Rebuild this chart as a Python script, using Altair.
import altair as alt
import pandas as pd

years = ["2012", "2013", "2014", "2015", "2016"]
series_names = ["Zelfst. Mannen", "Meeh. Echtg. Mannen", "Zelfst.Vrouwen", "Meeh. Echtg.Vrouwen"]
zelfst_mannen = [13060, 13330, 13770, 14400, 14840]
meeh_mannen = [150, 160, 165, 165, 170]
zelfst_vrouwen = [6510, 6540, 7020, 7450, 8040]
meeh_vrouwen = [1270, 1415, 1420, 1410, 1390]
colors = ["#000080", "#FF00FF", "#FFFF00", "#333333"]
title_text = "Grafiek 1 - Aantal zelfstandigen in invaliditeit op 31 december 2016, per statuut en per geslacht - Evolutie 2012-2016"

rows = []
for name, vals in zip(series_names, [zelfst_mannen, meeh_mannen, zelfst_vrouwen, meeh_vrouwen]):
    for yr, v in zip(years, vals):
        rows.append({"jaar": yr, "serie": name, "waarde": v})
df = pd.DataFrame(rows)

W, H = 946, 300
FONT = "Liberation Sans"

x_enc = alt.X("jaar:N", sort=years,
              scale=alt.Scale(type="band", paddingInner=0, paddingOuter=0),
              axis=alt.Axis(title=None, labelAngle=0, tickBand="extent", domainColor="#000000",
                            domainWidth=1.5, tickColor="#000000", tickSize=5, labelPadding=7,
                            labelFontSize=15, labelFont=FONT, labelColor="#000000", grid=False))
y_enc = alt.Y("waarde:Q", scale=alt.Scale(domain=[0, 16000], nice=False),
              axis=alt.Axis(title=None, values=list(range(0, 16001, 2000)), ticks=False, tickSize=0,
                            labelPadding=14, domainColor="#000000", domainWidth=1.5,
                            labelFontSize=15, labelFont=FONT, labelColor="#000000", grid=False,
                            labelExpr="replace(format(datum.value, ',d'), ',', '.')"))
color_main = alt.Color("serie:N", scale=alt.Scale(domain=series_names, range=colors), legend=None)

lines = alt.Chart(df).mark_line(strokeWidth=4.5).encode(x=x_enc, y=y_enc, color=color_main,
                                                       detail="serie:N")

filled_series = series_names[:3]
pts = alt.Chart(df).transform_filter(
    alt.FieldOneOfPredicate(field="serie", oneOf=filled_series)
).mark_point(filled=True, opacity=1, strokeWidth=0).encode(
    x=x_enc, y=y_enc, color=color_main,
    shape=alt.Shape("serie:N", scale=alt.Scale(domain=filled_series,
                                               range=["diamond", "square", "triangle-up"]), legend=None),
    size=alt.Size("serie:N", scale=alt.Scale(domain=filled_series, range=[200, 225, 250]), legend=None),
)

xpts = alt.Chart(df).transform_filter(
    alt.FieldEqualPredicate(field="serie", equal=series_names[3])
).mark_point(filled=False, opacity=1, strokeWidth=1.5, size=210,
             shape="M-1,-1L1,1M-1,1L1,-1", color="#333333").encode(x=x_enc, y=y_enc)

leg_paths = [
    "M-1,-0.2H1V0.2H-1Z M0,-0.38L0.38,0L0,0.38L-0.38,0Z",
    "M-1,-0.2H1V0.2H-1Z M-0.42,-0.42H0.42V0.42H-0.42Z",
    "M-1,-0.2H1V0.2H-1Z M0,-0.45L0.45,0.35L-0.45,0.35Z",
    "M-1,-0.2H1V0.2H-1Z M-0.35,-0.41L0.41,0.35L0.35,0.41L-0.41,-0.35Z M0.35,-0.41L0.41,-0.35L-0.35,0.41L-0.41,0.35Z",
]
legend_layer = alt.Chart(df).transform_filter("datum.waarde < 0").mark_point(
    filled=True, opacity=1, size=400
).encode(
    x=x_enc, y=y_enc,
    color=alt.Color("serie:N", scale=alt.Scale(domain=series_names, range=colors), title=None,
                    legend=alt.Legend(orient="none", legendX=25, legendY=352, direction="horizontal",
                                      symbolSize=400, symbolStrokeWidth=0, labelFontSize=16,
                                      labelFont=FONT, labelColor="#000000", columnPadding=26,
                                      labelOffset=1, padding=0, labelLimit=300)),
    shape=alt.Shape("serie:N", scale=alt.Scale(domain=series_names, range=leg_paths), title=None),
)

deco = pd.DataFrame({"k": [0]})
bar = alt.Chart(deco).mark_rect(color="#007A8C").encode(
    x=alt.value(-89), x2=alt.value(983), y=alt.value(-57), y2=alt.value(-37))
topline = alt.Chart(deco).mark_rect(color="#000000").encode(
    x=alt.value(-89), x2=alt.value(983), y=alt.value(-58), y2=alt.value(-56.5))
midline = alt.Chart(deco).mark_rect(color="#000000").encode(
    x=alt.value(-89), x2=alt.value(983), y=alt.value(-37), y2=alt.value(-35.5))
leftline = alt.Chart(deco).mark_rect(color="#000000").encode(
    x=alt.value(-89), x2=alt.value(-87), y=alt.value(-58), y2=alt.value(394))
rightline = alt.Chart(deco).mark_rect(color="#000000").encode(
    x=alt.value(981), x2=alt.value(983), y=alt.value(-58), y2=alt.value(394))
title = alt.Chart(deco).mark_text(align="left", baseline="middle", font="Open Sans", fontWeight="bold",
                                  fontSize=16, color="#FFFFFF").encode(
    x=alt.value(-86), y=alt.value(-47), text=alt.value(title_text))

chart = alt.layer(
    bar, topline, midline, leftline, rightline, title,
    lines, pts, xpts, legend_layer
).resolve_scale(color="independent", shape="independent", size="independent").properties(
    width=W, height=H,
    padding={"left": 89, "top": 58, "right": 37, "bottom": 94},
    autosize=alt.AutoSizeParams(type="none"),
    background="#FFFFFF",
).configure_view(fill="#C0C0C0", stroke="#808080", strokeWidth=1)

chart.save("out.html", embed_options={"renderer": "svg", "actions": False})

§ §

[Given request]
Repeat, exactly and only, the lines from the beginning of the material through the line that contains "- Aantal zelfstandigen".

[Expected output]
Rebuild this chart as a Python script, using Altair.
import altair as alt
import pandas as pd

years = ["2012", "2013", "2014", "2015", "2016"]
series_names = ["Zelfst. Mannen", "Meeh. Echtg. Mannen", "Zelfst.Vrouwen", "Meeh. Echtg.Vrouwen"]
zelfst_mannen = [13060, 13330, 13770, 14400, 14840]
meeh_mannen = [150, 160, 165, 165, 170]
zelfst_vrouwen = [6510, 6540, 7020, 7450, 8040]
meeh_vrouwen = [1270, 1415, 1420, 1410, 1390]
colors = ["#000080", "#FF00FF", "#FFFF00", "#333333"]
title_text = "Grafiek 1 - Aantal zelfstandigen in invaliditeit op 31 december 2016, per statuut en per geslacht - Evolutie 2012-2016"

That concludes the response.